> **TASK STATEMENT**: Write out the material exactly, leaving every picture behind.
---------- PROVIDED RECORDS
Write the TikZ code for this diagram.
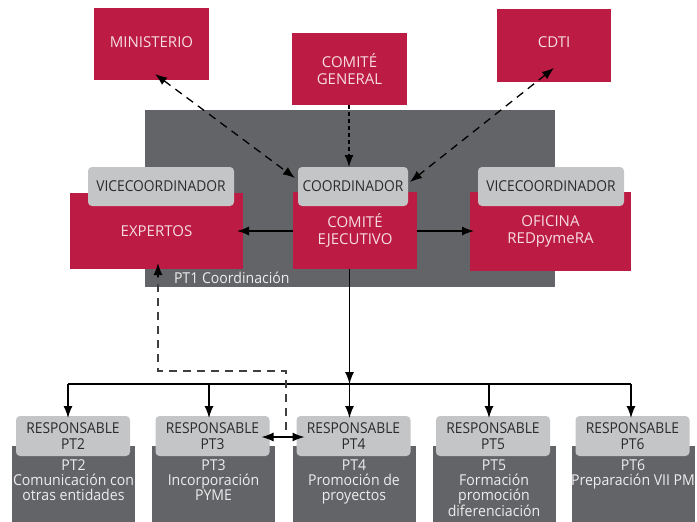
\documentclass[tikz,border=0pt]{standalone}
\usepackage{fontspec}
\setmainfont[FakeStretch=0.92]{Open Sans}
\newfontfamily\redfont{Open Sans}
\newfontfamily\wpfont[FakeStretch=0.94]{Open Sans}
\usetikzlibrary{arrows.meta,calc}
\definecolor{redfill}{HTML}{BC1C44}
\definecolor{darkfill}{HTML}{636467}
\definecolor{lightfill}{HTML}{C4C5C7}
\definecolor{redtext}{HTML}{F6DCE2}
\definecolor{darktext}{HTML}{2B2B2B}
\definecolor{lighttext}{HTML}{EDEDED}
\definecolor{dashgray}{HTML}{404040}
\begin{document}
\begin{tikzpicture}[x=1pt,y=-1pt,
  base/.style={inner sep=0pt, outer sep=0pt, font=\fontsize{15}{16}\selectfont, align=center},
  redbox/.style={base, fill=redfill, text=redtext, font=\redfont\fontsize{15}{17}\selectfont},
  panel/.style={base, fill=darkfill},
  tag/.style={base, fill=lightfill, text=darktext, rounded corners=4pt},
  wpbox/.style={base, fill=darkfill, minimum width=123pt, minimum height=80pt},
  wptext/.style={base, text=lighttext, anchor=north, font=\wpfont\fontsize{15}{15}\selectfont},
  arr/.style={-{Latex[length=12pt,width=9pt]}, line width=1.3pt},
  darr/.style={{Latex[length=12pt,width=9pt]}-{Latex[length=12pt,width=9pt]}, line width=1.3pt, dash pattern=on 8pt off 6pt},
  dsarr/.style={-{Latex[length=12pt,width=9pt]}, line width=1.3pt, dash pattern=on 4pt off 3pt},
  biarr/.style={{Latex[length=12pt,width=9pt]}-{Latex[length=12pt,width=9pt]}, line width=1.3pt}
]
\useasboundingbox (0,0) rectangle (697,522);

% top external boxes
\node[redbox, minimum width=115pt, minimum height=72pt] (min) at (151.5,44) {};
\node[base, text=redtext, font=\redfont\fontsize{15}{17}\selectfont] (mint) at (151.5,42) {MINISTERIO};
\node[redbox, minimum width=115pt, minimum height=72pt] (cg) at (349.5,69) {COMITÉ\\GENERAL};
\node[redbox, minimum width=114pt, minimum height=73pt] (cdti) at (554,45.5) {};
\node[base, text=redtext, font=\redfont\fontsize{15}{17}\selectfont] (cdtit) at (554,42) {CDTI};

% PT1 panel
\node[panel, minimum width=410pt, minimum height=177pt] (pt1) at (350,198.5) {};
\node[base, anchor=west, text=lighttext, font=\wpfont\fontsize{15}{15}\selectfont] (pt1lab) at (174,278) {PT1 Coordinación};

% red boxes in PT1
\node[redbox, minimum width=173pt, minimum height=76pt] (exp) at (156.5,231) {EXPERTOS};
\node[redbox, minimum width=124pt, minimum height=77pt] (ce) at (355,230.5) {COMITÉ\\EJECUTIVO};
\node[redbox, minimum width=161pt, minimum height=79pt] (ofi) at (550.5,231.5) {OFICINA\\REDpymeRA};

% tags
\node[tag, minimum width=146pt, minimum height=39pt] (vcl) at (161,186.5) {VICECOORDINADOR};
\node[tag, minimum width=110pt, minimum height=39pt] (coord) at (353,186.5) {COORDINADOR};
\node[tag, minimum width=146pt, minimum height=39pt] (vcr) at (551,186.5) {VICECOORDINADOR};

% bottom work packages
\node[wpbox] (w2) at (73.5,486) {};
\node[wpbox] (w3) at (213.5,486) {};
\node[wpbox] (w4) at (354,486) {};
\node[wpbox] (w5) at (494,486) {};
\node[wpbox] (w6) at (633,486) {};
\node[wptext] (t2) at (73.5,460) {PT2\\Comunicación con\\otras entidades};
\node[wptext] (t3) at (213.5,460) {PT3\\Incorporación\\PYME};
\node[wptext] (t4) at (354,460) {PT4\\Promoción de\\proyectos};
\node[wptext] (t5) at (494,460) {PT5\\Formación\\promoción\\diferenciación};
\node[wptext] (t6) at (633,460) {PT6\\Preparación VII PM};

\node[tag, minimum width=114pt, minimum height=40pt] (r2) at (73,436) {RESPONSABLE\\PT2};
\node[tag, minimum width=114pt, minimum height=40pt] (r3) at (212.5,436) {RESPONSABLE\\PT3};
\node[tag, minimum width=114pt, minimum height=40pt] (r4) at (353.5,436) {RESPONSABLE\\PT4};
\node[tag, minimum width=114pt, minimum height=40pt] (r5) at (493,436) {RESPONSABLE\\PT5};
\node[tag, minimum width=114pt, minimum height=40pt] (r6) at (632.5,436) {RESPONSABLE\\PT6};

% dashed connectors to external bodies
\coordinate (minTip) at (155,74);
\coordinate (coL) at (295,178);
\draw[darr] (minTip) -- (coL);
\coordinate (cdtiTip) at (554,68);
\coordinate (coR) at (410,182);
\draw[darr] (cdtiTip) -- (coR);
\coordinate (cgx) at (349,0);
\draw[dsarr] (cg.south -| cgx) -- (coord.north -| cgx);

% executive committee to experts / office
\coordinate (ceL) at (293,231);
\coordinate (ceR) at (417,231);
\coordinate (expTip) at (237,231);
\coordinate (ofiTip) at (474,231);
\draw[arr] (ceL) -- (expTip);
\draw[arr] (ceR) -- (ofiTip);

% distribution bus
\coordinate (b2) at (68,384);
\coordinate (b3) at (209,384);
\coordinate (b4) at (349.5,384);
\coordinate (b5) at (489,384);
\coordinate (b6) at (631,384);
\draw[line width=1.3pt] (b2) -- (b6);
\draw[arr] (ce.south -| b4) -- (b4);
\draw[arr] (b4) -- ($(r4.north -| b4)+(0,2)$);
\draw[arr] (b2) -- ($(r2.north -| b2)+(0,2)$);
\draw[arr] (b3) -- ($(r3.north -| b3)+(0,2)$);
\draw[arr] (b5) -- ($(r5.north -| b5)+(0,2)$);
\draw[arr] (b6) -- ($(r6.north -| b6)+(0,2)$);

% experts link to PT3/PT4
\coordinate (dA) at (286,430);
\coordinate (dB) at (286,371);
\coordinate (dC) at (158,371);
\coordinate (expB) at (158,263);
\draw[dashgray, line width=1.5pt, dash pattern=on 8pt off 6pt] (dA) -- (dB) -- (dC) -- ($(expB)+(0,13)$);
\draw[-{Latex[length=12pt,width=9pt]}, line width=1.3pt] ($(expB)+(0,14)$) -- (expB);
\draw[biarr] ($(r3.east)+(-8,1)$) -- ($(r4.west)+(8,1)$);
\end{tikzpicture}
\end{document}
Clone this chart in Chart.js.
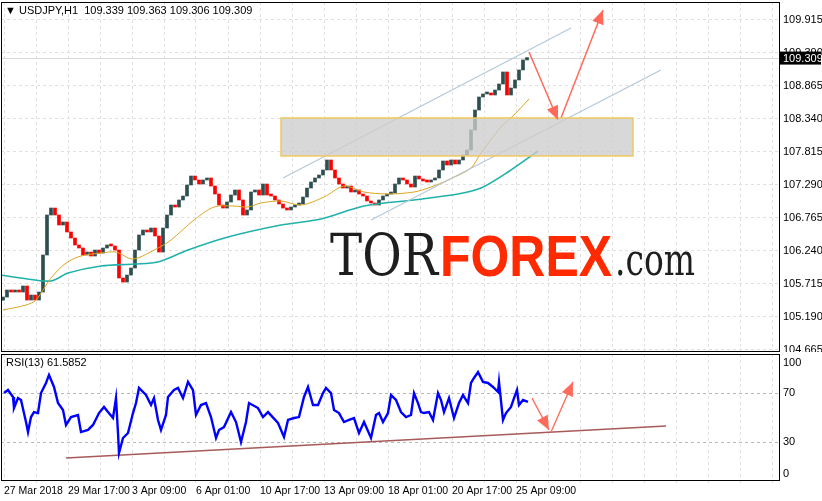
--------------------
> **CORRECT RESULT**:
Write the TikZ code for this diagram.
\documentclass[tikz,border=0pt]{standalone}
\usepackage{fontspec}
\setmainfont[FakeStretch=0.92]{Open Sans}
\newfontfamily\redfont{Open Sans}
\newfontfamily\wpfont[FakeStretch=0.94]{Open Sans}
\usetikzlibrary{arrows.meta,calc}
\definecolor{redfill}{HTML}{BC1C44}
\definecolor{darkfill}{HTML}{636467}
\definecolor{lightfill}{HTML}{C4C5C7}
\definecolor{redtext}{HTML}{F6DCE2}
\definecolor{darktext}{HTML}{2B2B2B}
\definecolor{lighttext}{HTML}{EDEDED}
\definecolor{dashgray}{HTML}{404040}
\begin{document}
\begin{tikzpicture}[x=1pt,y=-1pt,
  base/.style={inner sep=0pt, outer sep=0pt, font=\fontsize{15}{16}\selectfont, align=center},
  redbox/.style={base, fill=redfill, text=redtext, font=\redfont\fontsize{15}{17}\selectfont},
  panel/.style={base, fill=darkfill},
  tag/.style={base, fill=lightfill, text=darktext, rounded corners=4pt},
  wpbox/.style={base, fill=darkfill, minimum width=123pt, minimum height=80pt},
  wptext/.style={base, text=lighttext, anchor=north, font=\wpfont\fontsize{15}{15}\selectfont},
  arr/.style={-{Latex[length=12pt,width=9pt]}, line width=1.3pt},
  darr/.style={{Latex[length=12pt,width=9pt]}-{Latex[length=12pt,width=9pt]}, line width=1.3pt, dash pattern=on 8pt off 6pt},
  dsarr/.style={-{Latex[length=12pt,width=9pt]}, line width=1.3pt, dash pattern=on 4pt off 3pt},
  biarr/.style={{Latex[length=12pt,width=9pt]}-{Latex[length=12pt,width=9pt]}, line width=1.3pt}
]
\useasboundingbox (0,0) rectangle (697,522);

% top external boxes
\node[redbox, minimum width=115pt, minimum height=72pt] (min) at (151.5,44) {};
\node[base, text=redtext, font=\redfont\fontsize{15}{17}\selectfont] (mint) at (151.5,42) {MINISTERIO};
\node[redbox, minimum width=115pt, minimum height=72pt] (cg) at (349.5,69) {COMITÉ\\GENERAL};
\node[redbox, minimum width=114pt, minimum height=73pt] (cdti) at (554,45.5) {};
\node[base, text=redtext, font=\redfont\fontsize{15}{17}\selectfont] (cdtit) at (554,42) {CDTI};

% PT1 panel
\node[panel, minimum width=410pt, minimum height=177pt] (pt1) at (350,198.5) {};
\node[base, anchor=west, text=lighttext, font=\wpfont\fontsize{15}{15}\selectfont] (pt1lab) at (174,278) {PT1 Coordinación};

% red boxes in PT1
\node[redbox, minimum width=173pt, minimum height=76pt] (exp) at (156.5,231) {EXPERTOS};
\node[redbox, minimum width=124pt, minimum height=77pt] (ce) at (355,230.5) {COMITÉ\\EJECUTIVO};
\node[redbox, minimum width=161pt, minimum height=79pt] (ofi) at (550.5,231.5) {OFICINA\\REDpymeRA};

% tags
\node[tag, minimum width=146pt, minimum height=39pt] (vcl) at (161,186.5) {VICECOORDINADOR};
\node[tag, minimum width=110pt, minimum height=39pt] (coord) at (353,186.5) {COORDINADOR};
\node[tag, minimum width=146pt, minimum height=39pt] (vcr) at (551,186.5) {VICECOORDINADOR};

% bottom work packages
\node[wpbox] (w2) at (73.5,486) {};
\node[wpbox] (w3) at (213.5,486) {};
\node[wpbox] (w4) at (354,486) {};
\node[wpbox] (w5) at (494,486) {};
\node[wpbox] (w6) at (633,486) {};
\node[wptext] (t2) at (73.5,460) {PT2\\Comunicación con\\otras entidades};
\node[wptext] (t3) at (213.5,460) {PT3\\Incorporación\\PYME};
\node[wptext] (t4) at (354,460) {PT4\\Promoción de\\proyectos};
\node[wptext] (t5) at (494,460) {PT5\\Formación\\promoción\\diferenciación};
\node[wptext] (t6) at (633,460) {PT6\\Preparación VII PM};

\node[tag, minimum width=114pt, minimum height=40pt] (r2) at (73,436) {RESPONSABLE\\PT2};
\node[tag, minimum width=114pt, minimum height=40pt] (r3) at (212.5,436) {RESPONSABLE\\PT3};
\node[tag, minimum width=114pt, minimum height=40pt] (r4) at (353.5,436) {RESPONSABLE\\PT4};
\node[tag, minimum width=114pt, minimum height=40pt] (r5) at (493,436) {RESPONSABLE\\PT5};
\node[tag, minimum width=114pt, minimum height=40pt] (r6) at (632.5,436) {RESPONSABLE\\PT6};

% dashed connectors to external bodies
\coordinate (minTip) at (155,74);
\coordinate (coL) at (295,178);
\draw[darr] (minTip) -- (coL);
\coordinate (cdtiTip) at (554,68);
\coordinate (coR) at (410,182);
\draw[darr] (cdtiTip) -- (coR);
\coordinate (cgx) at (349,0);
\draw[dsarr] (cg.south -| cgx) -- (coord.north -| cgx);

% executive committee to experts / office
\coordinate (ceL) at (293,231);
\coordinate (ceR) at (417,231);
\coordinate (expTip) at (237,231);
\coordinate (ofiTip) at (474,231);
\draw[arr] (ceL) -- (expTip);
\draw[arr] (ceR) -- (ofiTip);

% distribution bus
\coordinate (b2) at (68,384);
\coordinate (b3) at (209,384);
\coordinate (b4) at (349.5,384);
\coordinate (b5) at (489,384);
\coordinate (b6) at (631,384);
\draw[line width=1.3pt] (b2) -- (b6);
\draw[arr] (ce.south -| b4) -- (b4);
\draw[arr] (b4) -- ($(r4.north -| b4)+(0,2)$);
\draw[arr] (b2) -- ($(r2.north -| b2)+(0,2)$);
\draw[arr] (b3) -- ($(r3.north -| b3)+(0,2)$);
\draw[arr] (b5) -- ($(r5.north -| b5)+(0,2)$);
\draw[arr] (b6) -- ($(r6.north -| b6)+(0,2)$);

% experts link to PT3/PT4
\coordinate (dA) at (286,430);
\coordinate (dB) at (286,371);
\coordinate (dC) at (158,371);
\coordinate (expB) at (158,263);
\draw[dashgray, line width=1.5pt, dash pattern=on 8pt off 6pt] (dA) -- (dB) -- (dC) -- ($(expB)+(0,13)$);
\draw[-{Latex[length=12pt,width=9pt]}, line width=1.3pt] ($(expB)+(0,14)$) -- (expB);
\draw[biarr] ($(r3.east)+(-8,1)$) -- ($(r4.west)+(8,1)$);
\end{tikzpicture}
\end{document}
Clone this chart in Chart.js.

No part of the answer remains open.